Regional leaders unite to send strong message on federal transportation priorities
The Joint Policy Advisory Committee on Transportation (JPACT) is set to approve tomorrow Metro Resolution 09-4016 – sending a list of policies and projects for federal funding to the Metro Council for final approval. The resolution sets funding and policy priorities for the next Federal Transportation Administration (FTA) six-year transportation investment program.
The new national transportation legislation, scheduled for adoption in fall 2009, will address a variety of issues that have significant effects on transportation in the Portland metropolitan region. In addition to providing significant funding for programs such as bridge repair and transit operations, the reauthorization process also earmarks specific projects and establishes the amount of federal funding eligible for these projects.
“Working together on shared transportation priorities will benefit every resident and business throughout the region,” said JPACT member and Clackamas County Chair Lynn Peterson. “Our unified voice on these issues allows us to confidently move forward with funding requests to our federal delegation this spring,” she added.
For more than 30 years, through strong regional cooperation, the Portland region has pursued a different path than most urban areas of the United States.
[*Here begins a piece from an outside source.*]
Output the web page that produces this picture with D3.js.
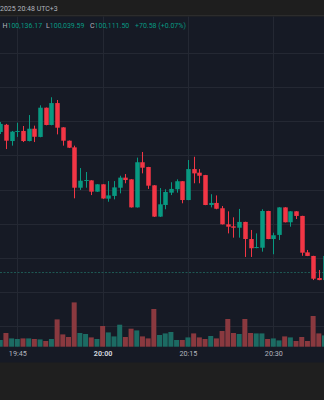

The result is economic vitality that positions the region well in a competitive global economy, and produces a high level of livability and pride in significant environmental accomplishments. From implementing the mandates of Senate Bill 100 establishing urban growth boundaries, to cancelling a freeway expansion that would divide the central city and destroy neighborhoods, regional leaders have directed resources to multi-modal transportation systems and aligned land use plans to support vibrant regional centers.
“Recommendations in this resolution reflect the region’s collaborative working history and our current strong consensus on how we want to approach a future faced with economic uncertainty, fluctuating energy prices, deteriorating infrastructure and global climate change,” said Metro Councilor and JPACT Chair Rex Burkholder. “By moving forward with consensus on land use and transportation strategies, we are well positioned to create a better place for us all to live as well as provide a framework for other regions in the country to pursue,” he added.
The recommendations in the resolution define elements of the federal transportation bill that represent the priority directions that the Portland region believes the bill should include, including metropolitan mobility, freight movement and climate change, as well as a detailed compilation of specific recommendations on aspects of the bill that impact the Portland region.
Burkholder, Petersen and several other members of JPACT will be taking this message and this specific set of policy priorities to the Oregon congressional delegation and federal transportation authorities in Washington, DC this March.
A complete list of priorities can be found online at www.oregonmetro.gov; search for JPACT.
(JPACT) is a 17-member committee of elected officials and representatives of agencies involved in transportation that evaluates transportation needs in the region and makes recommendations to the Metro Council. Metro is the federally mandated metropolitan planning organization that develops the overall transportation plan and allocates federal funds through the Transportation Priorities program.
The collaboration between JPACT and the Metro Council assures a well-balanced regional transportation system and involves local elected officials directly in decisions that help the Metro Council develop regional transportation policies, including allocating transportation funds.
Metro, the regional government that serves 1.4 million people who live in the 25 cities and three counties of the Portland metropolitan area, provides planning and other services that protect the nature and livability of our region.